Given instruction
Every line of the listing must be reproduced as it stands. Leave the images behind.

Data provided
=======

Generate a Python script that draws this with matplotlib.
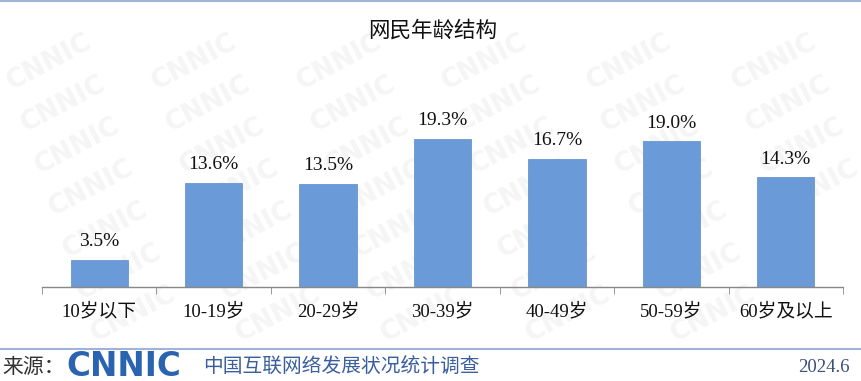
import matplotlib
matplotlib.use("Agg")
import matplotlib.pyplot as plt
import numpy as np

categories = ["10岁以下", "10-19岁", "20-29岁", "30-39岁", "40-49岁", "50-59岁", "60岁及以上"]
values = [3.5, 13.6, 13.5, 19.3, 16.7, 19.0, 14.3]
value_labels = ["3.5%", "13.6%", "13.5%", "19.3%", "16.7%", "19.0%", "14.3%"]
title = "网民年龄结构"
source_prefix = "来源："
source_logo = "CNNIC"
source_text = "中国互联网络发展状况统计调查"
date_text = "2024.6"

W, H = 862, 381
fig = plt.figure(figsize=(W / 100, H / 100), dpi=100)
fig.patch.set_facecolor("white")

MIX = ["Liberation Serif", "Noto Sans CJK SC"]

# watermark layer (only fully visible copies)
wm = fig.add_axes([0, 0, 1, 1], zorder=0)
wm.set_xlim(0, W)
wm.set_ylim(H, 0)
wm.axis("off")
for row in range(-2, 12):
    for col in range(-1, 8):
        x = col * 145 + row * 14 + 35
        y = row * 42 + 20
        if 45 < x < W - 45 and 25 < y < 335:
            wm.text(x, y, "CNNIC", fontsize=19, fontweight="bold", color="#f5f5f5",
                    rotation=28, ha="center", va="center", family="DejaVu Sans")

# plot axes: x 42..843 px, baseline at y=287
left = 42 / W
right = 843 / W
bottom = (H - 287) / H
ymax = 22.0
px_per_unit = 7.66
top_px = 287 - ymax * px_per_unit
ax = fig.add_axes([left, bottom, right - left, (287 - top_px) / H], zorder=2)
ax.patch.set_alpha(0)
x = np.arange(len(categories))
bars = ax.bar(x, values, width=0.5, color="#6a9bd8", edgecolor="#5a8ac6", linewidth=0.5)
ax.set_xlim(-0.5, len(categories) - 0.5)
ax.set_ylim(0, ymax)
for xi, v, lab in zip(x, values, value_labels):
    ax.annotate(lab, (xi, v), xytext=(0, 7), textcoords="offset points",
                ha="center", va="bottom", fontsize=14, family=MIX, color="#111111",
                annotation_clip=False)
for s in ["top", "right", "left"]:
    ax.spines[s].set_visible(False)
ax.spines["bottom"].set_color("#888888")
ax.spines["bottom"].set_linewidth(1.0)
ax.set_yticks([])
ax.set_xticks(x)
ax.set_xticklabels(categories, fontsize=13.5, family=MIX, color="#111111")
ax.tick_params(axis="x", length=0, pad=11)
ax.set_xticks(np.arange(-0.5, len(categories)), minor=True)
ax.tick_params(axis="x", which="minor", length=5, direction="out", color="#888888")

# overlay for texts and lines
ov = fig.add_axes([0, 0, 1, 1], zorder=3)
ov.set_xlim(0, W)
ov.set_ylim(H, 0)
ov.axis("off")
ov.patch.set_alpha(0)
ov.plot([0, W], [0.8, 0.8], color="#9fb4d8", lw=1.5)
ov.plot([0, W], [349, 349], color="#9fb4d8", lw=1.5)
ov.text(433, 31, title, ha="center", va="center", fontsize=15.5, family="Noto Sans CJK SC",
        fontweight="medium", color="#111111")
ov.text(2, 367, source_prefix, ha="left", va="center", fontsize=15,
        family="Noto Sans CJK SC", color="#333333")
ov.text(66, 366, source_logo, ha="left", va="center", fontsize=23.5, fontweight="heavy",
        family="DejaVu Sans", color="#2a64b0")
ov.text(203, 367, source_text, ha="left", va="center", fontsize=14.2,
        family="Noto Sans CJK SC", color="#3a5f9e")
ov.text(850, 368, date_text, ha="right", va="center", fontsize=13.5,
        family="Liberation Serif", color="#3a4f7a")

fig.savefig("out.png", dpi=100)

=======

Correct result
Generate a Python script that draws this with matplotlib.
import matplotlib
matplotlib.use("Agg")
import matplotlib.pyplot as plt
import numpy as np

categories = ["10岁以下", "10-19岁", "20-29岁", "30-39岁", "40-49岁", "50-59岁", "60岁及以上"]
values = [3.5, 13.6, 13.5, 19.3, 16.7, 19.0, 14.3]
value_labels = ["3.5%", "13.6%", "13.5%", "19.3%", "16.7%", "19.0%", "14.3%"]
title = "网民年龄结构"
source_prefix = "来源："
source_logo = "CNNIC"
source_text = "中国互联网络发展状况统计调查"
date_text = "2024.6"

W, H = 862, 381
fig = plt.figure(figsize=(W / 100, H / 100), dpi=100)
fig.patch.set_facecolor("white")

MIX = ["Liberation Serif", "Noto Sans CJK SC"]

# watermark layer (only fully visible copies)
wm = fig.add_axes([0, 0, 1, 1], zorder=0)
wm.set_xlim(0, W)
wm.set_ylim(H, 0)
wm.axis("off")
for row in range(-2, 12):
    for col in range(-1, 8):
        x = col * 145 + row * 14 + 35
        y = row * 42 + 20
        if 45 < x < W - 45 and 25 < y < 335:
            wm.text(x, y, "CNNIC", fontsize=19, fontweight="bold", color="#f5f5f5",
                    rotation=28, ha="center", va="center", family="DejaVu Sans")

# plot axes: x 42..843 px, baseline at y=287
left = 42 / W
right = 843 / W
bottom = (H - 287) / H
ymax = 22.0
px_per_unit = 7.66
top_px = 287 - ymax * px_per_unit
ax = fig.add_axes([left, bottom, right - left, (287 - top_px) / H], zorder=2)
ax.patch.set_alpha(0)
x = np.arange(len(categories))
bars = ax.bar(x, values, width=0.5, color="#6a9bd8", edgecolor="#5a8ac6", linewidth=0.5)
ax.set_xlim(-0.5, len(categories) - 0.5)
ax.set_ylim(0, ymax)
for xi, v, lab in zip(x, values, value_labels):
    ax.annotate(lab, (xi, v), xytext=(0, 7), textcoords="offset points",
                ha="center", va="bottom", fontsize=14, family=MIX, color="#111111",
                annotation_clip=False)
for s in ["top", "right", "left"]:
    ax.spines[s].set_visible(False)
ax.spines["bottom"].set_color("#888888")
ax.spines["bottom"].set_linewidth(1.0)
ax.set_yticks([])
ax.set_xticks(x)
ax.set_xticklabels(categories, fontsize=13.5, family=MIX, color="#111111")
ax.tick_params(axis="x", length=0, pad=11)
ax.set_xticks(np.arange(-0.5, len(categories)), minor=True)
ax.tick_params(axis="x", which="minor", length=5, direction="out", color="#888888")

# overlay for texts and lines
ov = fig.add_axes([0, 0, 1, 1], zorder=3)
ov.set_xlim(0, W)
ov.set_ylim(H, 0)
ov.axis("off")
ov.patch.set_alpha(0)
ov.plot([0, W], [0.8, 0.8], color="#9fb4d8", lw=1.5)
ov.plot([0, W], [349, 349], color="#9fb4d8", lw=1.5)
ov.text(433, 31, title, ha="center", va="center", fontsize=15.5, family="Noto Sans CJK SC",
        fontweight="medium", color="#111111")
ov.text(2, 367, source_prefix, ha="left", va="center", fontsize=15,
        family="Noto Sans CJK SC", color="#333333")
ov.text(66, 366, source_logo, ha="left", va="center", fontsize=23.5, fontweight="heavy",
        family="DejaVu Sans", color="#2a64b0")
ov.text(203, 367, source_text, ha="left", va="center", fontsize=14.2,
        family="Noto Sans CJK SC", color="#3a5f9e")
ov.text(850, 368, date_text, ha="right", va="center", fontsize=13.5,
        family="Liberation Serif", color="#3a4f7a")

fig.savefig("out.png", dpi=100)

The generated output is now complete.